En cualquier caso, los habitantes de La Media Luna se perciben distantes entre ellos mismos. Admiten que no hay mucha relación entre familias porque la mayor parte del día la pasan trabajando. Además, hay pocos pretextos para lograr ese acercamiento: el campamento carece de espacios simbólicos o físicos para el encuentro. Probablemente la única oportunidad de acercamiento e inicio de relaciones comprensivas serían los servicios religiosos, mas éstos son escasos allí.

Una nota característica del lugar es el auto-despojo de identidad que de sí mismos vienen haciendo aquellas personas que han optado por quedarse a vivir en Autlán. Por tal razón, no es raro escuchar afirmaciones en tono despectivo al referirse a los recién llegados: «pobrecitos, son indios», «no saben usar los baños, por eso están sucios».

Sin embargo, hay un sentimiento que parece ser común:  se descubren rechazados por los vecinos de Autlán.

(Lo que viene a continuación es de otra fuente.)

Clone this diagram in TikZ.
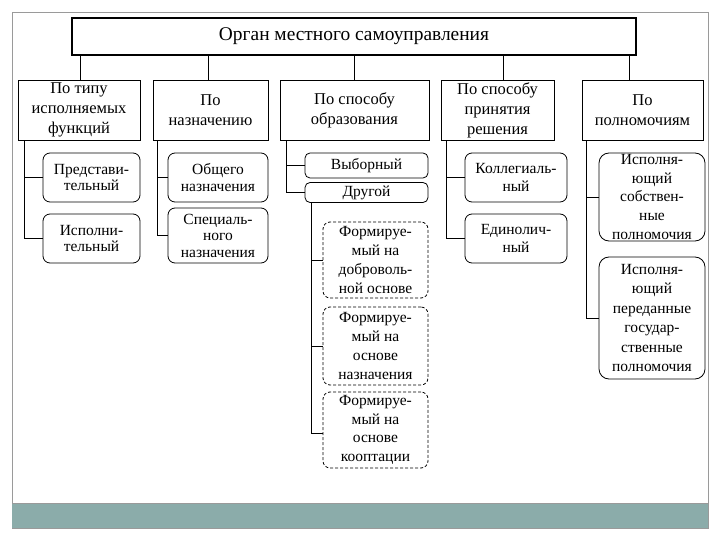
\documentclass[tikz,border=0pt]{standalone}
\usepackage{fontspec}
\setmainfont{Liberation Serif}
\definecolor{band}{HTML}{8BACAA}
\definecolor{framegray}{HTML}{9A9A9A}
\tikzset{
  base/.style={draw=black, line width=0.8pt, align=center, inner sep=1pt, fill=white},
  titlebox/.style={base, line width=1.6pt, font=\fontsize{19.4}{23}\selectfont},
  catbox/.style={base, font=\fontsize{16.5}{20}\selectfont},
  subbox/.style={base, rounded corners=7pt, font=\fontsize{15.5}{18.7}\selectfont},
  dashbox/.style={subbox, dashed, dash pattern=on 3pt off 2pt},
  link/.style={draw=black, line width=0.8pt},
}
\begin{document}
\begin{tikzpicture}[x=1pt,y=-1pt]
\useasboundingbox (0,0) rectangle (720,540);
% frame and band
\draw[framegray, line width=0.8pt] (12,12) rectangle (708,528);
\fill[band] (12,503) rectangle (708,528);
\draw[framegray, line width=0.6pt] (12,503) -- (708,503);
% title
\node[titlebox, minimum width=564pt, minimum height=37pt] (t) at (354,36.5) {Орган местного самоуправления};
% categories
\node[catbox, minimum width=122pt, minimum height=60pt] (c1) at (79,110) {По типу\\исполняемых\\функций};
\node[catbox, minimum width=115pt, minimum height=60pt] (c2) at (210.5,110) {По\\назначению};
\node[catbox, minimum width=149pt, minimum height=60pt] (c3) at (354.5,110) {По способу\\образования};
\node[catbox, minimum width=113pt, minimum height=60pt] (c4) at (497.5,110) {По способу\\принятия\\решения};
\node[catbox, minimum width=121pt, minimum height=60pt] (c5) at (642.5,110) {По\\полномочиям};
% title links
\draw[link] ([xshift=1pt]c1.north) -- ([xshift=1pt]c1.north |- t.south);
\draw[link] ([xshift=-2.5pt]c2.north) -- ([xshift=-2.5pt]c2.north |- t.south);
\draw[link] (c3.north) -- (c3.north |- t.south);
\draw[link] ([xshift=5.5pt]c4.north) -- ([xshift=5.5pt]c4.north |- t.south);
\draw[link] ([xshift=-13.5pt]c5.north) -- ([xshift=-13.5pt]c5.north |- t.south);
% sub boxes column 1
\node[subbox, minimum width=97pt, minimum height=49pt, font=\fontsize{15.5}{16.5}\selectfont] (s11) at (91.5,177.5) {Представи-\\тельный};
\node[subbox, minimum width=97pt, minimum height=49pt, font=\fontsize{15.5}{16.5}\selectfont] (s12) at (91.5,238.5) {Исполни-\\тельный};
% column 2
\node[subbox, minimum width=100pt, minimum height=49pt, font=\fontsize{15.5}{16.5}\selectfont] (s21) at (218,177.5) {Общего\\назначения};
\node[subbox, minimum width=100pt, minimum height=55pt, font=\fontsize{15.5}{16.5}\selectfont] (s22) at (218,235.5) {Специаль-\\ного\\назначения};
% column 3
\node[subbox, rounded corners=5pt, minimum width=123pt, minimum height=25pt] (s31) at (366.5,165.5) {Выборный};
\node[subbox, rounded corners=5pt, minimum width=123pt, minimum height=20pt, inner sep=0pt] (s32) at (366.5,192.5) {Другой};
\node[dashbox, minimum width=105pt, minimum height=76pt] (s33) at (375.5,260) {Формируе-\\мый на\\доброволь-\\ной основе};
\node[dashbox, minimum width=105pt, minimum height=78pt] (s34) at (375.5,346) {Формируе-\\мый на\\основе\\назначения};
\node[dashbox, minimum width=105pt, minimum height=76pt] (s35) at (375.5,430) {Формируе-\\мый на\\основе\\кооптации};
% column 4
\node[subbox, minimum width=102pt, minimum height=49pt] (s41) at (516,177.5) {Коллегиаль-\\ный};
\node[subbox, minimum width=102pt, minimum height=49pt] (s42) at (516,238.5) {Единолич-\\ный};
% column 5
\node[subbox, rounded corners=10pt, minimum width=106pt, minimum height=88pt] (s51) at (652,197) {Исполня-\\ющий\\собствен-\\ные\\полномочия};
\node[subbox, rounded corners=10pt, minimum width=106pt, minimum height=122pt, font=\fontsize{15.5}{19.4}\selectfont] (s52) at (652,318) {Исполня-\\ющий\\переданные\\государ-\\ственные\\полномочия};
% spines
\coordinate (p1) at ([xshift=7pt]c1.south west);
\draw[link] (p1) |- (s12.west);
\draw[link] (p1 |- s11.west) -- (s11.west);
\coordinate (p2) at ([xshift=5pt]c2.south west);
\draw[link] (p2) |- (s22.west);
\draw[link] (p2 |- s21.west) -- (s21.west);
\coordinate (p3) at ([xshift=7pt]c3.south west);
\draw[link] (p3) |- (s32.west);
\draw[link] (p3 |- s31.west) -- (s31.west);
\coordinate (p3b) at ([xshift=7pt]s32.south west);
\draw[link] (p3b) |- ([yshift=-3pt]s35.west);
\draw[link] (p3b |- s33.west) -- (s33.west);
\draw[link] (p3b |- s34.west) -- (s34.west);
\coordinate (p4) at ([xshift=6pt]c4.south west);
\draw[link] (p4) |- (s42.west);
\draw[link] (p4 |- s41.west) -- (s41.west);
\coordinate (p5) at ([xshift=5pt]c5.south west);
\draw[link] (p5) |- (s52.west);
\draw[link] (p5 |- s51.west) -- (s51.west);
\end{tikzpicture}
\end{document}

Hablan de las pocas ganas que les dan de ir al «centro» a hacer sus compras para no ser maltratados o llamados «marranos».

Con la nostalgia de otras lunas

La luna señorea completamente el campamento. Los habitantes de La Media Luna aprovechan el momento sentándose a la puerta de la casa para platicar o simplemente para estar. Sus ojos, invariablemente, se dirigen al cerrito, donde la Morenita que se apareció en un cerro distante a este terruño vela por estos jornaleros. En sus sueños está la idea de juntar un «buen dinero» para poder regresar a la fiesta patronal, para hacer mejoras a su «casita» o para rescatar la tierra que dejaron abandonada, sin producir. Saben que es una tarea difícil. Esta migración no es de las que envían remesas, no genera ahorro. Conlleva pobreza, pero, con todo, es una forma de supervivencia.